Lakones. The village, built on the steep mountain behind the Paleokastritsa Monastery, looks rather forbidding, but tourists flock there for the view. Kaiser Wilhelm was among many famous people who would make the ascent to enjoy the magnificent panorama of Paleokastritsa's coves from the cafés at Bella Vista, just beyond the village. From nearby Krini you can climb up to the ruins of the 13th-century Angelokastro, a fortress built by a despot of Epirus during his brief rule over Corfu. On many occasions during the medieval period the fort sheltered Corfiots from attack by Turkish invaders. Look for the chapel and caves, which served as sanctuaries and hiding places. 5 km (3 miles) northeast of Paleokastritsa.
Paleokastritsa Monastery.
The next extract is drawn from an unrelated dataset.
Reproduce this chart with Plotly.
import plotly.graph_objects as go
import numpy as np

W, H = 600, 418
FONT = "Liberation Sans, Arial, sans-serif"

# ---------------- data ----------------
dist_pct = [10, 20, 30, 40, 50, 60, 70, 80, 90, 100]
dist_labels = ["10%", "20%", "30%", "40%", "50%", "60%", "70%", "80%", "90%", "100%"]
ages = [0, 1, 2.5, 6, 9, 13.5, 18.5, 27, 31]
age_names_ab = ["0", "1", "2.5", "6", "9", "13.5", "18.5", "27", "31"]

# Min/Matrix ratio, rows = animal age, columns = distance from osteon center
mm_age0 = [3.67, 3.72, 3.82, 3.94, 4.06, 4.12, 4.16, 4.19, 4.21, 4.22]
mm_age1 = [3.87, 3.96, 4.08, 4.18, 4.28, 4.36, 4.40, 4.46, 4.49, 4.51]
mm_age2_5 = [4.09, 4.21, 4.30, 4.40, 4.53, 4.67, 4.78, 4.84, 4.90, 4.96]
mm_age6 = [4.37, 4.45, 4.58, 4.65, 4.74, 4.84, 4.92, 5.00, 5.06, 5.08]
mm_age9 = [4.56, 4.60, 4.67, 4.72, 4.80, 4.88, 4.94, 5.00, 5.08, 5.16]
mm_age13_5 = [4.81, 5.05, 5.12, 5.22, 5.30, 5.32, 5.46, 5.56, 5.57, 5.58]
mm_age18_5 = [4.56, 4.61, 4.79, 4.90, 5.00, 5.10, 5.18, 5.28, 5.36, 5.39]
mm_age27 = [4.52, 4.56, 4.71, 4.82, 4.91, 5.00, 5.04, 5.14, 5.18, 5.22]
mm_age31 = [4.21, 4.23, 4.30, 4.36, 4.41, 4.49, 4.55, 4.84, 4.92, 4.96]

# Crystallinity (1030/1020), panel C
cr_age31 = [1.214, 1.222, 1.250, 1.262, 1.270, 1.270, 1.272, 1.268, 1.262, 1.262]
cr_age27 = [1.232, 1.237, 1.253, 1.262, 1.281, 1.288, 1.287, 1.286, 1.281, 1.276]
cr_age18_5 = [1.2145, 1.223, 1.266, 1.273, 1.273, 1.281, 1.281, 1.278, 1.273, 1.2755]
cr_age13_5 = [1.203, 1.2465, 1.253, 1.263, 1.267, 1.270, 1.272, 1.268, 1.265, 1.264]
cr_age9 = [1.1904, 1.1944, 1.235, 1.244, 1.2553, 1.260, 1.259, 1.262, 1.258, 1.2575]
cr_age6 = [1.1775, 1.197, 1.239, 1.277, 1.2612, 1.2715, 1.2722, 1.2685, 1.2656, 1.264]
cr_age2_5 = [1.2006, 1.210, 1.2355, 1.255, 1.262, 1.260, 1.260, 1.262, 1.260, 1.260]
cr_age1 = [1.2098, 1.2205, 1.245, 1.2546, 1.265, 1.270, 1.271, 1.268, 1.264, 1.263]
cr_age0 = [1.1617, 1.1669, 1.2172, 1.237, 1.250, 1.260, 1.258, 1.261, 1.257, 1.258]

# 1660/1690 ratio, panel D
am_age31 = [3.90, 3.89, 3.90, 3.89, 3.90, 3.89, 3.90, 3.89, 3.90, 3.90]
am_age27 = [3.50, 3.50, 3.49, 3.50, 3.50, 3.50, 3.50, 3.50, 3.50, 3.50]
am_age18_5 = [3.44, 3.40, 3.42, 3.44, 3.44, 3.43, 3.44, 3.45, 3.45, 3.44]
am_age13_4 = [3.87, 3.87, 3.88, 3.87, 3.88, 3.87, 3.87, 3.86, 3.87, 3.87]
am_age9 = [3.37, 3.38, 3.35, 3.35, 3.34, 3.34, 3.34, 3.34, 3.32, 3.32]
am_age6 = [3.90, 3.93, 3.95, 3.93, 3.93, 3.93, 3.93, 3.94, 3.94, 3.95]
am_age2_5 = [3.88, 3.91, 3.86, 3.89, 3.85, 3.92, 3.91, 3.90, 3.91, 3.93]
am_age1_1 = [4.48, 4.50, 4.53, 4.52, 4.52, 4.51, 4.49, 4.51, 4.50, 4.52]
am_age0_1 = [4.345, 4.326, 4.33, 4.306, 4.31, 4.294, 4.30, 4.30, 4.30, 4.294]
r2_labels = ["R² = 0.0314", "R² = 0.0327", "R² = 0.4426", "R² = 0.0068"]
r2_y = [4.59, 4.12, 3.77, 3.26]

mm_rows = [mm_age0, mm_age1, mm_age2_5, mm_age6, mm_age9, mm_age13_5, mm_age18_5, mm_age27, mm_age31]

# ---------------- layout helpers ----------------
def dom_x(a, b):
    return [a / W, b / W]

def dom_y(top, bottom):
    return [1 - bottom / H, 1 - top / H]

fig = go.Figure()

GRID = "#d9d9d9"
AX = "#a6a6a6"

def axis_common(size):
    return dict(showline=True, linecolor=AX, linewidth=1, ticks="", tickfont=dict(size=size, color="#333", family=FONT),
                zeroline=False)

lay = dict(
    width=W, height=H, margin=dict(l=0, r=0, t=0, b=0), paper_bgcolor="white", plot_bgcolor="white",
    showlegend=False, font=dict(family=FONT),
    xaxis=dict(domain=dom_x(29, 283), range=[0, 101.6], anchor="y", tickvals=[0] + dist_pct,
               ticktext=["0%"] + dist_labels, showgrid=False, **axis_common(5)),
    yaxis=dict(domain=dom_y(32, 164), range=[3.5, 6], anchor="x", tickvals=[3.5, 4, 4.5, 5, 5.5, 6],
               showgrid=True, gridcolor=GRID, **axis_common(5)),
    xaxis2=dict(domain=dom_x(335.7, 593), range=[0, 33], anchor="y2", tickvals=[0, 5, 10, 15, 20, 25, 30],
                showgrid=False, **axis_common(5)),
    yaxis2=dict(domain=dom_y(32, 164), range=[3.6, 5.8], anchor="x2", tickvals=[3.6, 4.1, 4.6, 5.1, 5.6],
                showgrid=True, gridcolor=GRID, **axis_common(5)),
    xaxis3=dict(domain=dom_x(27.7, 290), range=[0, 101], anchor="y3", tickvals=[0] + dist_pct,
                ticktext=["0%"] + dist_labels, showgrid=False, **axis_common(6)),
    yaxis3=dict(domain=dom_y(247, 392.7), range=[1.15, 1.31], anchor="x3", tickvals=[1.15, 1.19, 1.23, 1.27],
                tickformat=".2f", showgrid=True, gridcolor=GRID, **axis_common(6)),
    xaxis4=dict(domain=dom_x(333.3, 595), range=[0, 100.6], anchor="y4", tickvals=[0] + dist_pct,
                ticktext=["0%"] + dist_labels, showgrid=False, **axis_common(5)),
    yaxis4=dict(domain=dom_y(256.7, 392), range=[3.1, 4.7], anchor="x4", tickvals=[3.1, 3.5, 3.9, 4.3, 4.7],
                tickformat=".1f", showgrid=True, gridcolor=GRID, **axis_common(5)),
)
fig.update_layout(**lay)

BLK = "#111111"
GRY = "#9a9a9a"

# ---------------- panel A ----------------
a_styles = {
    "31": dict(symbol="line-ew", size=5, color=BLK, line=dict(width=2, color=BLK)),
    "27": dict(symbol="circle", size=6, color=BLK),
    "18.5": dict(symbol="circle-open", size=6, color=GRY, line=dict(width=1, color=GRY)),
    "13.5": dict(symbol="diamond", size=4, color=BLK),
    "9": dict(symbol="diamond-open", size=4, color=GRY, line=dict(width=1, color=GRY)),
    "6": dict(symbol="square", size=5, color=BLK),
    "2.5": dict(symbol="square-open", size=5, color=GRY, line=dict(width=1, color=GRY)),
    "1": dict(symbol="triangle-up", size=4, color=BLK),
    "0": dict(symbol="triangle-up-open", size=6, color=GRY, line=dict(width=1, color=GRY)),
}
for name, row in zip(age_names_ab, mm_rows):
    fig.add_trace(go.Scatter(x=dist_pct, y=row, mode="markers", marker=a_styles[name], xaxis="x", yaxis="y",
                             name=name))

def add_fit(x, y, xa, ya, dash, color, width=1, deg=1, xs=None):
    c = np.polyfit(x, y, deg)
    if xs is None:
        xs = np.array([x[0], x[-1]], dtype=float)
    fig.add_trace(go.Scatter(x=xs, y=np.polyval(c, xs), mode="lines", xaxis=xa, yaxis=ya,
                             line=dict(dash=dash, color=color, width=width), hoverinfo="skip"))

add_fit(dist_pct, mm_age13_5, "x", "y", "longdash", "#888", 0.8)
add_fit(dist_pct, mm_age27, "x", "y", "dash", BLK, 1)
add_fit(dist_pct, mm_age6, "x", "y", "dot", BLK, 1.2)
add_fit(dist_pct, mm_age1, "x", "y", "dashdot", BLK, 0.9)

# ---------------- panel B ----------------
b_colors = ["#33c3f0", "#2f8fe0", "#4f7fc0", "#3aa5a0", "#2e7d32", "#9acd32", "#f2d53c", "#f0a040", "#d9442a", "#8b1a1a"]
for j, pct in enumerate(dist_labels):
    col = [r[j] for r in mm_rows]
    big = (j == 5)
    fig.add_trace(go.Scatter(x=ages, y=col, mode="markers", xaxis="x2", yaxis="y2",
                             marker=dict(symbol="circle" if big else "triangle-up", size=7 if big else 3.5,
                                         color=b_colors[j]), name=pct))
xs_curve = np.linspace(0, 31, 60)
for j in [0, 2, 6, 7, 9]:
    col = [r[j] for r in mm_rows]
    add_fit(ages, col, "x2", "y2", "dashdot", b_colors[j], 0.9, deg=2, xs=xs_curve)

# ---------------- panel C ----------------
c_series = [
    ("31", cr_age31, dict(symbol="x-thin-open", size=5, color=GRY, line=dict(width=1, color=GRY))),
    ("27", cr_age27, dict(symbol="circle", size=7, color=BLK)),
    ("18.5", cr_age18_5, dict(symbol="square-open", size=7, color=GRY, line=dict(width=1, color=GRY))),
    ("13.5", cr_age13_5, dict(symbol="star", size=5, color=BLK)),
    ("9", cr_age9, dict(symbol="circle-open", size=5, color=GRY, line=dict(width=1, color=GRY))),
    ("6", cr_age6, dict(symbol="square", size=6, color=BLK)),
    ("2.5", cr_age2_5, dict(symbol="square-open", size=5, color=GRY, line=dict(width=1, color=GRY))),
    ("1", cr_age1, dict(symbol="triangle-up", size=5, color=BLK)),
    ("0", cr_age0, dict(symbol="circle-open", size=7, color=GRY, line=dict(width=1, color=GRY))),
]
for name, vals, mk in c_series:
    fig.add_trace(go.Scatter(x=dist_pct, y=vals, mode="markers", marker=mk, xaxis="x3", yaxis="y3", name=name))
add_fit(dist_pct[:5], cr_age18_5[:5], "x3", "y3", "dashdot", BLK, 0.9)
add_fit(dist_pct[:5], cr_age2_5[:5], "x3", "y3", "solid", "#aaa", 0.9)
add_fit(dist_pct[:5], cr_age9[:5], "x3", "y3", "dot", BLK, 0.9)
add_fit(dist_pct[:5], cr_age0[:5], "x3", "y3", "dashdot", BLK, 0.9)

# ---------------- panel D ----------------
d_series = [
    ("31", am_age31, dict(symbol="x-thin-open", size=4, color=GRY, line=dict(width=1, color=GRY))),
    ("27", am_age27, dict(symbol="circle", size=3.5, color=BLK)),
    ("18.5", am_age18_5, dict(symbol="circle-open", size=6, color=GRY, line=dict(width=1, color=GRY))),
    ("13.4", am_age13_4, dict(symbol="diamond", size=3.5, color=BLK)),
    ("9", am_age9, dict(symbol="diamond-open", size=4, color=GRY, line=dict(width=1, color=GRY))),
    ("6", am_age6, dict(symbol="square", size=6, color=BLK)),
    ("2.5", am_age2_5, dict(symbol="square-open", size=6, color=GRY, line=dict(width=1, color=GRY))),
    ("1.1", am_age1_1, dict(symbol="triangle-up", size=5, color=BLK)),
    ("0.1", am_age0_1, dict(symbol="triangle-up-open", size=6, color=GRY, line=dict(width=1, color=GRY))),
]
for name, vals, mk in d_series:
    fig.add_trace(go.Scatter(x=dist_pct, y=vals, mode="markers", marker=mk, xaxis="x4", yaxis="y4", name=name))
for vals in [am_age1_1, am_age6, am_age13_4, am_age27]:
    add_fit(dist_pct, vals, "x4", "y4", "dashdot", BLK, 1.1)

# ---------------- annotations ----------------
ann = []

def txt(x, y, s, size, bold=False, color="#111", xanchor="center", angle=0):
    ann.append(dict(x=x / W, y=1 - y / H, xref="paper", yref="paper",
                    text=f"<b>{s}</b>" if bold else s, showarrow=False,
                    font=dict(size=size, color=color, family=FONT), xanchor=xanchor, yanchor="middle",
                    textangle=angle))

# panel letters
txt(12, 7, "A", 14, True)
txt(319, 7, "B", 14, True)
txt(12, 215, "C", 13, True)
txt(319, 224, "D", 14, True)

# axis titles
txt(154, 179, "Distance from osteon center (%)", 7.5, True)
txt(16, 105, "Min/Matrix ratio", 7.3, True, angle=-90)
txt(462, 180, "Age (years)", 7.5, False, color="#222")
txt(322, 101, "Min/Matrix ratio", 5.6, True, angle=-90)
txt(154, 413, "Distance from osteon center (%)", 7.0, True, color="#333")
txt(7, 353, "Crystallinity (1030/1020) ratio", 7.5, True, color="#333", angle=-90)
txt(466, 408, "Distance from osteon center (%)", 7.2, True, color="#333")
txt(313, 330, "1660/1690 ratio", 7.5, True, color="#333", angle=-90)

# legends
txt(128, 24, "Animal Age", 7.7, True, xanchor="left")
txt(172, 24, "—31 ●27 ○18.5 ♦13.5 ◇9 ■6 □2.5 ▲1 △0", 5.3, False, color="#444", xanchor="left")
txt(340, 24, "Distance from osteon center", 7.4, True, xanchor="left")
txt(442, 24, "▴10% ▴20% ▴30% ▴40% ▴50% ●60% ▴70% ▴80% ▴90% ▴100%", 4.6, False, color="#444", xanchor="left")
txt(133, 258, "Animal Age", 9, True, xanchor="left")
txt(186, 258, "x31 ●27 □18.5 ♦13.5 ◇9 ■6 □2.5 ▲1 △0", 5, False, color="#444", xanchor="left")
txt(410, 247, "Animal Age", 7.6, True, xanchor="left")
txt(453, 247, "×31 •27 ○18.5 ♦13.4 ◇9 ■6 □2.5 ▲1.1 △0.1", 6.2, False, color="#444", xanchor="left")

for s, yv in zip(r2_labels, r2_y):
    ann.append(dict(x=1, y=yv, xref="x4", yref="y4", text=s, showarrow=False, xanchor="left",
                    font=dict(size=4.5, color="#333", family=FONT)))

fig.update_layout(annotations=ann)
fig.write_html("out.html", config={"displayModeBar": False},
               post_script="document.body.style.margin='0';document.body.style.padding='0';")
This 17th-century structure is built on the site of an earlier monastery, among terraced gardens overlooking the Ionian sea. Its treasure is a 12th-century icon of the Virgin Mary, and there's a small museum with some other early icons. Note the Tree of Life motif on the ceiling. Be sure to visit the inner courtyard (go through the church), built on the edge of the cliff and looking down a precipitous cliff to the placid green coves and coastline to the south. There's a small gift shop on the premises. On northern headland.
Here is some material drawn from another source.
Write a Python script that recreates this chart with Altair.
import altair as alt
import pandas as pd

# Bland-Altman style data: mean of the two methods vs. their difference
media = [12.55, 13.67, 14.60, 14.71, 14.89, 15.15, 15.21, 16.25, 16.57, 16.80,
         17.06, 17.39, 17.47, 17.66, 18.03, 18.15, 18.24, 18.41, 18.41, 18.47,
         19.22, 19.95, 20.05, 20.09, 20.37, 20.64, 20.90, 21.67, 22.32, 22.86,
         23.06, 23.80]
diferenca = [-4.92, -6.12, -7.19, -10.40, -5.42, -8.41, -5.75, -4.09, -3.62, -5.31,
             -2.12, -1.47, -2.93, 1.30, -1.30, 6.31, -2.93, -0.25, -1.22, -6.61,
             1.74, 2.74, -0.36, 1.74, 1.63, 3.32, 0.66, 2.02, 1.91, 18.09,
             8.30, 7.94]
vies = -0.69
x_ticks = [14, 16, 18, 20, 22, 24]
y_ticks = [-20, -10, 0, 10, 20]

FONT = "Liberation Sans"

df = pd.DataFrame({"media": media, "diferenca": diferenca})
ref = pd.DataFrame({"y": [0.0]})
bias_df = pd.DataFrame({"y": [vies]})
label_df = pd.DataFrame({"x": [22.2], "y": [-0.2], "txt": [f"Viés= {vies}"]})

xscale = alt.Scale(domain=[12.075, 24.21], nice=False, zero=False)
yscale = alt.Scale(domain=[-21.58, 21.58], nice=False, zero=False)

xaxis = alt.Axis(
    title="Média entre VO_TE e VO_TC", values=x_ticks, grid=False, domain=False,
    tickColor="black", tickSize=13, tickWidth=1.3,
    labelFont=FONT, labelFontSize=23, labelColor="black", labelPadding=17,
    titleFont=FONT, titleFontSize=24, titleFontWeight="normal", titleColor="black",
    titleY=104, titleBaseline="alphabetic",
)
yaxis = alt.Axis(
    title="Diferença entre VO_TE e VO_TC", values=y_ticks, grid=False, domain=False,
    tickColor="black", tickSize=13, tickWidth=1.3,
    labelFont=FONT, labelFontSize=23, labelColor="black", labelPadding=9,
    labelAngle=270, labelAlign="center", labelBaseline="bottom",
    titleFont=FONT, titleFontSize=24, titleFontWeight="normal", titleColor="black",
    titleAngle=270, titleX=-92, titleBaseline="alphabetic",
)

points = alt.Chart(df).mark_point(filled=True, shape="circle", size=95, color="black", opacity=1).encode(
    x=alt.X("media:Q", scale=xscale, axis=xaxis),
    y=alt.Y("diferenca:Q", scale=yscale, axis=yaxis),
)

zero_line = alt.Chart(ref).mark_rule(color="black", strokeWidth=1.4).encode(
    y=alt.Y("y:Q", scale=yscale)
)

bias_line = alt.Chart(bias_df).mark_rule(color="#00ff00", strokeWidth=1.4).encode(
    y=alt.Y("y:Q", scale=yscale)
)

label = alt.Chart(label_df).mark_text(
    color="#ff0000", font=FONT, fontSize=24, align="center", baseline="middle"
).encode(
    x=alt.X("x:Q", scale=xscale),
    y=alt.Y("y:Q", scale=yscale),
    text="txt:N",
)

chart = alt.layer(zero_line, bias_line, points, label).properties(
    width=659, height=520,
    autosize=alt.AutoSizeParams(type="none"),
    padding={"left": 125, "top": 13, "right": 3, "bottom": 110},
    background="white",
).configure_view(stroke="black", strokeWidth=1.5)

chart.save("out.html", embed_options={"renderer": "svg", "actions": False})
Corfu Town has myriad tiny shops. For traditional goods, head for the narrow streets of the Campiello where olive wood, ceramics, lace, jewelry, and wine shops abound. Kumquat liqueur is a specialty of the island.
Glyfada. The large, golden beaches at Glyfada are the most famous on the island. Though the sands are inevitably packed with sunbathers, it remains one of the hottest hot spots in Corfu. Sun beds, umbrellas, and water-sports equipment is available for rent and there are several tourist resorts. 2 km [1 mile] south of Pelekas, Pelekas.
Pelekas. The beach at Pelekas has soft, golden sand and clear water but is developed and tends to be crowded. The huge Aquis Pelekas Beach Hotel resort complex rises up behind it, and Pelekas village is popular with summer tourists. Depending on time of year and demand, there is sometimes a free shuttle service between Pelekas Village and the beach (which is a long and steep walk otherwise).